This year has been a growing and a learning season. We grow by leaps and bounds, and I continue to grow as a photographer and a person, but I often ask myself, "What is the goal, or purpose, of my work?" My heart always answers back, "To create something that families will love and cherish always." And that's not a generic answer, but really how I feel. There is often more emotional energy involved in photography than most people would ever know. To see, in an instant, what expression or action will best characterize the person you photograph, means you forever record in that moment how others will reflect on them later. If you do it right, it is not merely snapping away with the camera.
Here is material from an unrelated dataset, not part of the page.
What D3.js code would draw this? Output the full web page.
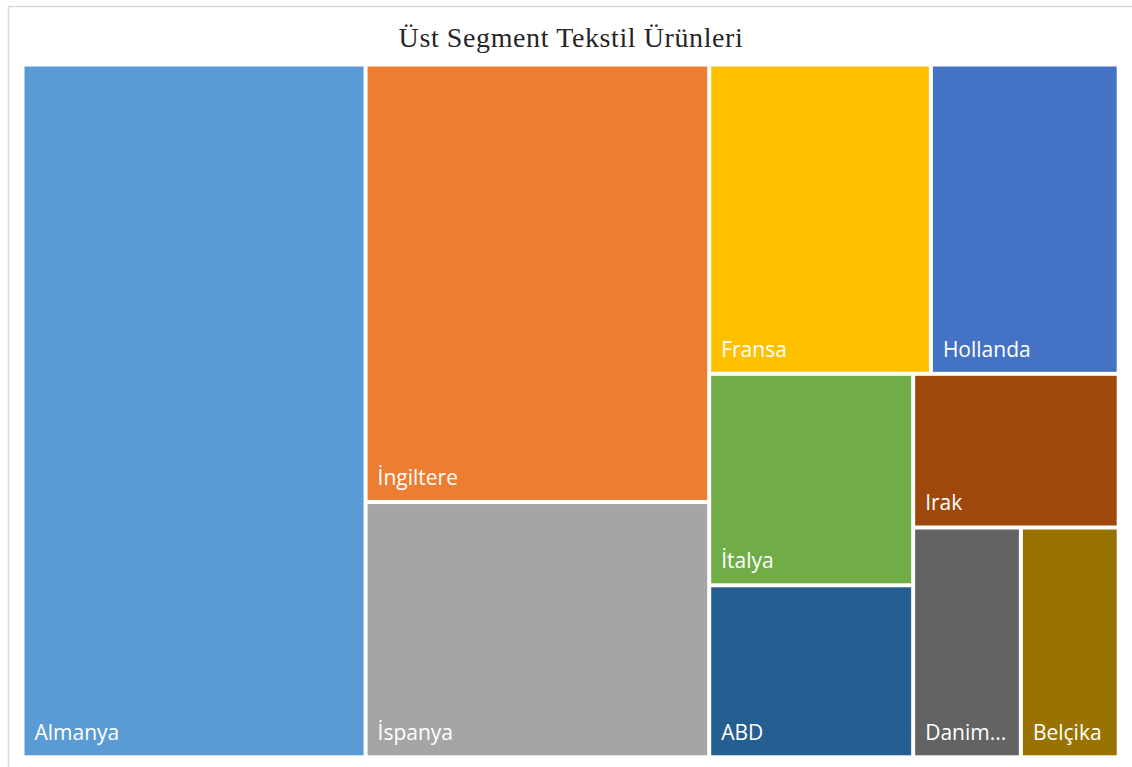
<!DOCTYPE html>
<html>
<head>
<meta charset="utf-8">
<script src="https://cdn.jsdelivr.net/npm/d3@7"></script>
<style>
  body { margin: 0; background: #fff; }
  svg { display: block; }
</style>
</head>
<body>
<div id="chart"></div>
<script>
const chartTitle = 'Üst Segment Tekstil Ürünleri';
const countries = ['Almanya', 'İngiltere', 'İspanya', 'Fransa', 'Hollanda', 'İtalya', 'ABD', 'Irak', 'Danimarka', 'Belçika'];
// share of total
const shares = [31.3, 19.8, 11.55, 9.03, 7.65, 5.68, 4.62, 4.16, 3.26, 2.96];
const palette = ['#5b9bd5', '#ed7d31', '#a5a5a5', '#ffc000', '#4472c4', '#70ad47', '#255e91', '#9e480e', '#636363', '#997300'];

const width = 1132;
const height = 767;
const area = { left: 24.5, top: 66.5, right: 1116.7, bottom: 755.3 };

// squarify (ratio 1) like Excel: never leave a single node alone at the end
function excelTile(parent, x0, y0, x1, y1) {
  const nodes = parent.children;
  const n = nodes.length;
  let value = parent.value;
  let i0 = 0;
  while (i0 < n) {
    const dx = x1 - x0, dy = y1 - y0;
    const alpha = Math.max(dy / dx, dx / dy) / value;
    let i1 = i0 + 1;
    let sum = nodes[i0].value, minV = sum, maxV = sum;
    let beta = sum * sum * alpha;
    let minRatio = Math.max(maxV / beta, beta / minV);
    for (; i1 < n; ++i1) {
      const v = nodes[i1].value;
      const s = sum + v;
      const mn = Math.min(minV, v), mx = Math.max(maxV, v);
      beta = s * s * alpha;
      const r = Math.max(mx / beta, beta / mn);
      if (r > minRatio && i1 !== n - 1) break;
      sum = s; minV = mn; maxV = mx; minRatio = r;
    }
    const row = { value: sum, children: nodes.slice(i0, i1) };
    if (dx < dy) d3.treemapDice(row, x0, y0, x1, y0 += dy * sum / value);
    else d3.treemapSlice(row, x0, y0, x0 += dx * sum / value, y1);
    value -= sum;
    i0 = i1;
  }
}

const svg = d3.select('#chart').append('svg')
  .attr('width', width)
  .attr('height', height);

svg.append('rect')
  .attr('width', width).attr('height', height)
  .attr('fill', '#fff');

// chart area border
svg.append('rect')
  .attr('x', 8.5).attr('y', 6.5)
  .attr('width', width).attr('height', height)
  .attr('fill', 'none')
  .attr('stroke', '#d9d9d9')
  .attr('stroke-width', 1.5);

svg.append('text')
  .attr('x', 571)
  .attr('y', 47)
  .attr('text-anchor', 'middle')
  .attr('font-family', '"Liberation Serif", "Times New Roman", serif')
  .attr('font-size', 28)
  .attr('letter-spacing', 0.6)
  .attr('fill', '#262626')
  .text(chartTitle);

const color = d3.scaleOrdinal().domain(countries).range(palette);

const root = d3.hierarchy({ children: countries.map((name, i) => ({ name, value: shares[i] })) })
  .sum(d => d.value || 0)
  .sort((a, b) => b.value - a.value);

d3.treemap()
  .tile(excelTile)
  .size([area.right - area.left, area.bottom - area.top])
  .paddingInner(4)(root);

const g = svg.append('g').attr('transform', `translate(${area.left},${area.top})`);

const cell = g.selectAll('g.cell')
  .data(root.leaves())
  .join('g')
  .attr('class', 'cell')
  .attr('transform', d => `translate(${d.x0},${d.y0})`);

cell.append('rect')
  .attr('width', d => d.x1 - d.x0)
  .attr('height', d => d.y1 - d.y0)
  .attr('fill', d => color(d.data.name));

const label = cell.append('text')
  .attr('x', 10)
  .attr('y', d => d.y1 - d.y0 - 15)
  .attr('font-family', '"Open Sans", "Noto Sans", sans-serif')
  .attr('font-size', 21)
  .attr('fill', '#fff')
  .text(d => d.data.name);

// shorten labels that don't fit in their tile
label.each(function (d) {
  const el = d3.select(this);
  const maxW = d.x1 - d.x0 - 18;
  let txt = d.data.name;
  if (this.getComputedTextLength() <= maxW) return;
  while (txt.length > 1) {
    txt = txt.slice(0, -1);
    el.text(txt + '...');
    if (this.getComputedTextLength() <= maxW) break;
  }
});
</script>
</body>
</html>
I look back at images of my grandmother and all the Christmases past that we had together as a family. An image of her washing dishes at the sink, turned halfway to the camera and smiling. An image of her carrying a stack of wood in, with snow drifted to her knees, wearing her usual red flannel coat. Small details of a person I love so dearly that don't fade with time, but remain there for me to grasp as I need. Other images of her with my grandfather and mother, as a baby, in their home in a coal mining town. All three of them sitting on an iron bed together one December, it is a rather sobering image. I know they worked much harder than I'll ever know, and yet they made it. A gift of my mother's handprint hangs on the wall. Christmas was about the little things, like oranges, apples, or rather fruits not of the iPod kind. The picture creates a story in my head about a time and a place that I would have never known. By the time I was born the picture had changed greatly.
We spend a lot of time and money on things that pile up in our homes. And the truth is and I am sure it holds true for most people, if you could trade all that for a Christmas past, you would in a heartbeat. It is the SIMPLE GRACES that get us thru life. Take a moment over the holiday to look around, look at all the details of your loved ones. Take out that camera, whatever it may be, and keep those memories, because on December 26, they then become a Christmas past.

That's all so true, Danielle. Photos are the best to recall those warm memories of loved ones. Happy New Year.